> **Source material**:
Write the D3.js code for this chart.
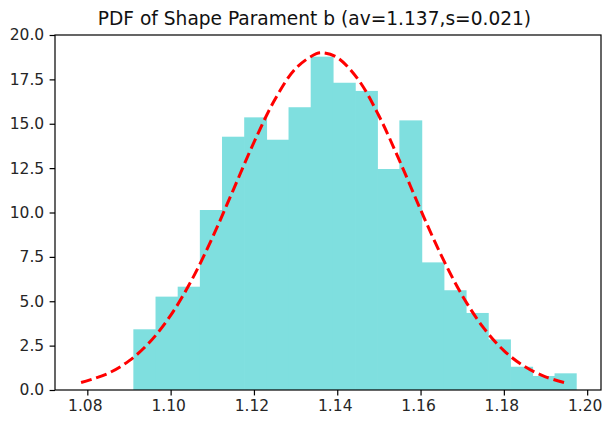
<!DOCTYPE html>
<html><head><meta charset="utf-8">
<script src="https://cdn.jsdelivr.net/npm/d3@7"></script>
<style>body{margin:0;background:#fff}svg{display:block}</style>
</head><body>
<script>
// Histogram (density)
const binStart = 1.09105;
const binWidth = 0.005322;
const binHeights = [3.42,5.26,5.82,10.14,14.27,15.36,14.10,15.93,18.78,17.31,16.85,12.45,15.19,7.19,5.62,4.34,2.85,1.31,0.79,0.94];
// Fitted PDF curve points
const curveX = [1.0785,1.085,1.090,1.095,1.100,1.105,1.110,1.115,1.120,1.125,1.130,1.135,1.1365,1.140,1.145,1.150,1.155,1.160,1.165,1.170,1.175,1.180,1.185,1.190,1.195];
const curveY = [0.42,0.94,1.64,2.70,4.20,6.17,8.57,11.25,13.95,16.35,18.11,18.95,19.00,18.73,17.50,15.45,12.89,10.16,7.57,5.33,3.54,2.22,1.32,0.74,0.39];
const xTicks = [1.08,1.10,1.12,1.14,1.16,1.18,1.20];
const yTicks = [0,2.5,5,7.5,10,12.5,15,17.5,20];
const title = "PDF of Shape Parament b (av=1.137,s=0.021)";

const W = 602, H = 421;
const m = {left:55, right:601, top:35, bottom:390};
const svg = d3.select("body").append("svg").attr("width",W).attr("height",H);
const x = d3.scaleLinear().domain([1.07224,1.20332]).range([m.left,m.right]);
const y = d3.scaleLinear().domain([0,20]).range([m.bottom,m.top]);

const bins = binHeights.map((h,i)=>({x0:binStart+i*binWidth,x1:binStart+(i+1)*binWidth,h,last:i===binHeights.length-1}));
svg.append("g").selectAll("rect").data(bins).join("rect")
  .attr("x",d=>x(d.x0)).attr("width",d=>x(d.x1)-x(d.x0)+(d.last?0:0.7))
  .attr("y",d=>y(d.h)).attr("height",d=>y(0)-y(d.h))
  .attr("fill","#7fdfdf");

const pts = curveX.map((v,i)=>[v,curveY[i]]);
svg.append("path").datum(pts)
  .attr("d",d3.line().x(d=>x(d[0])).y(d=>y(d[1])).curve(d3.curveCatmullRom))
  .attr("fill","none").attr("stroke","#ff0000").attr("stroke-width",3)
  .attr("stroke-dasharray","11,4.8");

const font = "DejaVu Sans, sans-serif";
const xAxis = svg.append("g").attr("transform",`translate(0,${m.bottom})`)
  .call(d3.axisBottom(x).tickValues(xTicks).tickFormat(d3.format(".2f")).tickSizeOuter(0).tickSize(5.4).tickPadding(5));
const yAxis = svg.append("g").attr("transform",`translate(${m.left},0)`)
  .call(d3.axisLeft(y).tickValues(yTicks).tickFormat(d3.format(".1f")).tickSizeOuter(0).tickSize(5.4).tickPadding(5.4));
[xAxis,yAxis].forEach(g=>{
  g.select(".domain").remove();
  g.selectAll("line").attr("stroke","#000").attr("stroke-width",1.2);
  g.selectAll("text").attr("fill","#262626").style("font-family",font).style("font-size","15.5px");
});
xAxis.selectAll("text").attr("dx","-2.5");
svg.append("rect").attr("x",m.left).attr("y",m.top).attr("width",m.right-m.left).attr("height",m.bottom-m.top)
  .attr("fill","none").attr("stroke","#000").attr("stroke-width",1.2);
svg.append("text").attr("x",314.5).attr("y",24.5).attr("text-anchor","middle")
  .style("font-family",font).style("font-size","18.6px").attr("fill","#111").text(title);
</script>
</body></html>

> **The problem**: Return the whole listing, word for word, and leave out every picture.

> **Task response**:
Write the D3.js code for this chart.
<!DOCTYPE html>
<html><head><meta charset="utf-8">
<script src="https://cdn.jsdelivr.net/npm/d3@7"></script>
<style>body{margin:0;background:#fff}svg{display:block}</style>
</head><body>
<script>
// Histogram (density)
const binStart = 1.09105;
const binWidth = 0.005322;
const binHeights = [3.42,5.26,5.82,10.14,14.27,15.36,14.10,15.93,18.78,17.31,16.85,12.45,15.19,7.19,5.62,4.34,2.85,1.31,0.79,0.94];
// Fitted PDF curve points
const curveX = [1.0785,1.085,1.090,1.095,1.100,1.105,1.110,1.115,1.120,1.125,1.130,1.135,1.1365,1.140,1.145,1.150,1.155,1.160,1.165,1.170,1.175,1.180,1.185,1.190,1.195];
const curveY = [0.42,0.94,1.64,2.70,4.20,6.17,8.57,11.25,13.95,16.35,18.11,18.95,19.00,18.73,17.50,15.45,12.89,10.16,7.57,5.33,3.54,2.22,1.32,0.74,0.39];
const xTicks = [1.08,1.10,1.12,1.14,1.16,1.18,1.20];
const yTicks = [0,2.5,5,7.5,10,12.5,15,17.5,20];
const title = "PDF of Shape Parament b (av=1.137,s=0.021)";

const W = 602, H = 421;
const m = {left:55, right:601, top:35, bottom:390};
const svg = d3.select("body").append("svg").attr("width",W).attr("height",H);
const x = d3.scaleLinear().domain([1.07224,1.20332]).range([m.left,m.right]);
const y = d3.scaleLinear().domain([0,20]).range([m.bottom,m.top]);

const bins = binHeights.map((h,i)=>({x0:binStart+i*binWidth,x1:binStart+(i+1)*binWidth,h,last:i===binHeights.length-1}));
svg.append("g").selectAll("rect").data(bins).join("rect")
  .attr("x",d=>x(d.x0)).attr("width",d=>x(d.x1)-x(d.x0)+(d.last?0:0.7))
  .attr("y",d=>y(d.h)).attr("height",d=>y(0)-y(d.h))
  .attr("fill","#7fdfdf");

const pts = curveX.map((v,i)=>[v,curveY[i]]);
svg.append("path").datum(pts)
  .attr("d",d3.line().x(d=>x(d[0])).y(d=>y(d[1])).curve(d3.curveCatmullRom))
  .attr("fill","none").attr("stroke","#ff0000").attr("stroke-width",3)
  .attr("stroke-dasharray","11,4.8");

const font = "DejaVu Sans, sans-serif";
const xAxis = svg.append("g").attr("transform",`translate(0,${m.bottom})`)
  .call(d3.axisBottom(x).tickValues(xTicks).tickFormat(d3.format(".2f")).tickSizeOuter(0).tickSize(5.4).tickPadding(5));
const yAxis = svg.append("g").attr("transform",`translate(${m.left},0)`)
  .call(d3.axisLeft(y).tickValues(yTicks).tickFormat(d3.format(".1f")).tickSizeOuter(0).tickSize(5.4).tickPadding(5.4));
[xAxis,yAxis].forEach(g=>{
  g.select(".domain").remove();
  g.selectAll("line").attr("stroke","#000").attr("stroke-width",1.2);
  g.selectAll("text").attr("fill","#262626").style("font-family",font).style("font-size","15.5px");
});
xAxis.selectAll("text").attr("dx","-2.5");
svg.append("rect").attr("x",m.left).attr("y",m.top).attr("width",m.right-m.left).attr("height",m.bottom-m.top)
  .attr("fill","none").attr("stroke","#000").attr("stroke-width",1.2);
svg.append("text").attr("x",314.5).attr("y",24.5).attr("text-anchor","middle")
  .style("font-family",font).style("font-size","18.6px").attr("fill","#111").text(title);
</script>
</body></html>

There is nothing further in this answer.